Breaking Your Lease After A Burglary
Breaking a lease is an extreme measure. However, when unforeseen circumstances like a burglary come up, you may want to know if you can break your lease after a burglary. Dealing with a break-in is already a lot of stress, so you won’t want the added trouble of violating your lease.
One of the most important tenets in the landlord/tenant agreement is renter safety. With that gone, what happens if you break your lease? DoNotPay will walk you through the rules for breaking a lease after a burglary and introduce an easier way to break your lease.
Your Tenant Rights and Responsibilities When Signing a Lease
The outline of many rights and protocols is in the lease. Others are understood based on the landlord-renter relationship, and the law pretty much governs every facet of the agreement.
Not following lease terms is a breach of contract. In that case, a landlord could sue to collect damages.
What's Expected of a Renter
Examples of common lease terms include, but are not limited to, the following:
- Length of lease
- Rent amount
- Rules for security deposit
- Procedures for paying rent
- Terms for rent non- or late payment
Other tenant expectations include:
- Adhering to housing and building codes
- Keeping the dwelling sanitary and safe
- Garbage disposal
- Maintaining plumbing fixtures in the (hopefully) good condition in which the landlord delivers them
- Managing appliances that come with the unit
- Taking responsibility for damage you caused
- Respecting neighbors' peace and quiet
Justify Breaking a Lease
While the rules vary depending on locale, here's a look at the legal reasons for breaking a lease.

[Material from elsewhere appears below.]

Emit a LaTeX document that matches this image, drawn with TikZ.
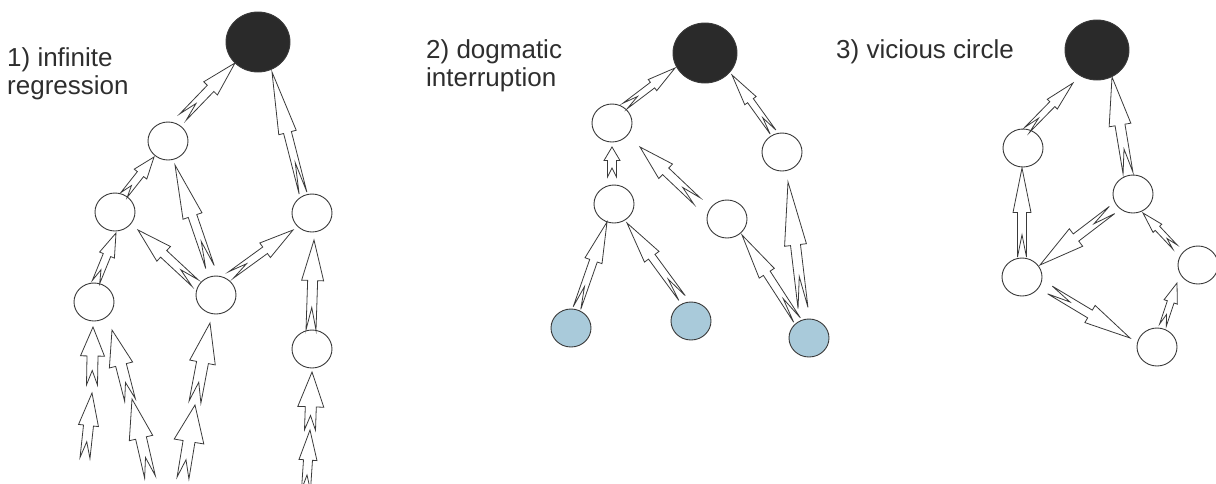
\documentclass[tikz,border=0pt]{standalone}
\usepackage{fontspec}
\setmainfont{Liberation Sans}
\usetikzlibrary{shapes.geometric,calc}
\definecolor{linec}{HTML}{3A3A3A}
\definecolor{darkf}{HTML}{2A2A2A}
\definecolor{bluef}{HTML}{A9CADA}
\definecolor{textc}{HTML}{2E2E2E}
\pgfkeys{/za/.cd,hw/.initial=20,sw/.initial=9,hf/.initial=0.45,nf/.initial=0.25}
\newcommand\zarrow[3][]{%
  \pgfkeys{/za/.cd,hw=20,sw=9,hf=0.45,nf=0.25,#1}%
  \pgfmathsetmacro\zahw{0.5*\pgfkeysvalueof{/za/hw}}%
  \pgfmathsetmacro\zasw{0.5*\pgfkeysvalueof{/za/sw}}%
  \edef\zahf{\pgfkeysvalueof{/za/hf}}%
  \edef\zanf{\pgfkeysvalueof{/za/nf}}%
  \coordinate (zaT) at #2;
  \coordinate (zaP) at #3;
  \coordinate (zaH) at ($(zaP)!\zahf!(zaT)$);
  \coordinate (zaN) at ($(zaT)!\zanf!(zaP)$);
  \draw[zarr] (zaP) -- ($(zaH)!\zahw pt!90:(zaP)$) -- ($(zaH)!\zasw pt!90:(zaP)$)
    -- ($(zaT)!\zasw pt!90:(zaP)$) -- (zaN) -- ($(zaT)!\zasw pt!-90:(zaP)$)
    -- ($(zaH)!\zasw pt!-90:(zaP)$) -- ($(zaH)!\zahw pt!-90:(zaP)$) -- cycle;
}
\tikzset{
  circ/.style={ellipse, draw=linec, line width=0.9pt, minimum width=40pt, minimum height=38pt, inner sep=0pt, fill=white},
  blk/.style={circ, fill=darkf, minimum width=64pt, minimum height=60pt},
  blu/.style={circ, fill=bluef},
  zarr/.style={draw=linec, line width=0.8pt, line join=miter},
  lbl/.style={font=\fontsize{26}{28.5}\selectfont, text=textc, inner sep=0pt, align=left, anchor=north west}
}
\begin{document}
\begin{tikzpicture}[x=1pt,y=-1pt]
\useasboundingbox (0,0) rectangle (1216,483);
% labels
\node[lbl] (t1) at (7,47) {1) infinite\\regression};
\node[lbl] (t2) at (426,39) {2) dogmatic\\interruption};
\node[lbl] (t3) at (836,39) {3) vicious circle};
% panel 1
\node[blk] (bk1) at (258,42) {};
\node[circ] (A) at (168,141) {};
\node[circ] (B) at (115,212) {};
\node[circ] (C) at (312,213) {};
\node[circ] (D) at (94,302) {};
\node[circ] (E) at (216,295) {};
\node[circ] (F) at (312,349) {};
\coordinate (f9t) at (92,385);
\coordinate (f10t) at (85,458);
\coordinate (f10p) at (92,393);
\coordinate (f11t) at (130,400);
\coordinate (f11p) at (112,330);
\coordinate (f12t) at (150,477);
\coordinate (f12p) at (132,399);
\coordinate (f13t) at (195,402);
\coordinate (f14t) at (183,478);
\coordinate (f14p) at (195,405);
\coordinate (f15t) at (310,430);
\coordinate (f16t) at (306,490);
\zarrow[hw=19,sw=9,hf=0.47]{($(A)+(15,-24)$)}{($(bk1)+(-23,21)$)}
\zarrow[hw=18,sw=8,hf=0.5]{($(C)+(-9,-20)$)}{($(bk1)+(14,30)$)}
\zarrow[hw=16,sw=8]{($(B)+(9,-17)$)}{($(A)+(-14,16)$)}
\zarrow[hw=20,sw=9,hf=0.5]{($(E)+(-6,-28)$)}{($(A)+(7,24)$)}
\zarrow[hw=20,sw=9]{($(E)+(-21,-12)$)}{($(B)+(23,18)$)}
\zarrow[hw=18,sw=8]{($(E)+(15,-20)$)}{($(C)+(-19,17)$)}
\zarrow[hw=16,sw=8]{($(D)+(2,-20)$)}{($(B)+(1,21)$)}
\zarrow[hw=22,sw=10,hf=0.45]{($(F)+(-1,-19)$)}{($(C)+(2,27)$)}
\zarrow[hw=24,sw=11,hf=0.5]{(f9t)}{($(D)+(-1,25)$)}
\zarrow[hw=20,sw=10,hf=0.5]{(f10t)}{(f10p)}
\zarrow[hw=24,sw=11,hf=0.5]{(f11t)}{(f11p)}
\zarrow[hw=24,sw=11,hf=0.5]{(f12t)}{(f12p)}
\zarrow[hw=26,sw=12,hf=0.5]{(f13t)}{($(E)+(-6,28)$)}
\zarrow[hw=30,sw=12,hf=0.5]{(f14t)}{(f14p)}
\zarrow[hw=26,sw=11,hf=0.6]{(f15t)}{($(F)+(0,23)$)}
\zarrow[hw=18,sw=9,hf=0.5]{(f16t)}{(f15t)}
% panel 2
\node[blk] (bk2) at (705,53) {};
\node[circ] (G) at (612,123) {};
\node[circ] (H) at (782,152) {};
\node[circ] (I) at (614,204) {};
\node[circ] (J) at (727,219) {};
\node[blu] (K) at (571,328) {};
\node[blu] (L) at (691,321) {};
\node[blu] (M) at (809,338) {};
\zarrow[hw=14,sw=7,hf=0.45]{($(G)+(13,-17)$)}{($(bk2)+(-30,15)$)}
\zarrow[hw=14,sw=7,hf=0.45]{($(H)+(-9,-20)$)}{($(bk2)+(27,22)$)}
\zarrow[hw=16,sw=9,hf=0.45,nf=0.3]{($(I)+(-2,-27)$)}{($(G)+(0,24)$)}
\zarrow[hw=20,sw=9,hf=0.45]{($(J)+(-30,-18)$)}{($(G)+(28,24)$)}
\zarrow[hw=18,sw=8,hf=0.45]{($(K)+(6,-20)$)}{($(I)+(-7,18)$)}
\zarrow[hw=18,sw=8,hf=0.45]{($(L)+(-9,-23)$)}{($(I)+(13,19)$)}
\zarrow[hw=18,sw=8,hf=0.45]{($(M)+(-12,-18)$)}{($(J)+(15,16)$)}
\zarrow[hw=22,sw=10,hf=0.5]{($(M)+(-6,-30)$)}{($(H)+(6,30)$)}
% panel 3
\node[blk] (bk3) at (1097,50) {};
\node[circ] (N) at (1023,148) {};
\node[circ] (O) at (1133,194) {};
\node[circ] (P) at (1022,277) {};
\node[circ] (Q) at (1198,265) {};
\node[circ] (R) at (1157,347) {};
\zarrow[hw=14,sw=7,hf=0.45]{($(N)+(4,-18)$)}{($(bk3)+(-24,33)$)}
\zarrow[hw=22,sw=10,hf=0.5]{($(O)+(-5,-21)$)}{($(bk3)+(15,27)$)}
\zarrow[hw=18,sw=9,hf=0.5]{($(P)+(0,-20)$)}{($(N)+(-1,20)$)}
\zarrow[hw=22,sw=9,hf=0.5]{($(O)+(-21,16)$)}{($(P)+(18,-12)$)}
\zarrow[hw=12,sw=6,hf=0.45]{($(Q)+(-23,-18)$)}{($(O)+(10,19)$)}
\zarrow[hw=20,sw=9,hf=0.5]{($(P)+(28,13)$)}{($(R)+(-27,-9)$)}
\zarrow[hw=14,sw=7,hf=0.45]{($(R)+(6,-22)$)}{($(Q)+(-21,18)$)}
\end{tikzpicture}
\end{document}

- A member of the armed forces—even if you join after signing the lease—can end their tenancy with written notice.
- Victims of domestic violence with a court order can choose to leave a rental. However, this may not be a requirement in all regions.
- If you're feeling harassed or violated by the landlord, some statutes let you walk out.
- A renter unable to live independently can terminate. But they must move to a nursing home or some form of assisted living.
- The landlord isn't maintaining an inhabitable space.
How to Break a Lease Because of Burglary
While many states let you break your lease for reasons like harassment or domestic violence, burglary is not as commonly considered an acceptable and legal reason to break your lease. If you can legally break a lease after burglary depends on the details of the robbery: how the burglar entered, the severity of damages, and how the state you live in requires you to deal with the situation.
Here is what you can do on your own if your rental was broken into:
- If you can prove the crime was the result of landlord negligence, you have a strong case. Perhaps the front door had a faulty lock or there was a broken window.
- Look at your lease to see if there is a clause about ending your lease early. It may allow it or add a stipulation, like paying one more month of rent. If not, try negotiating with your landlord. They may be sympathetic to the situation. Get any agreement in writing.
- Your region may not allow a broken lease without consequences, regardless of the burglary. If you want to stay in your rental or feel like you have to, you can ask your landlord to make the building more secure.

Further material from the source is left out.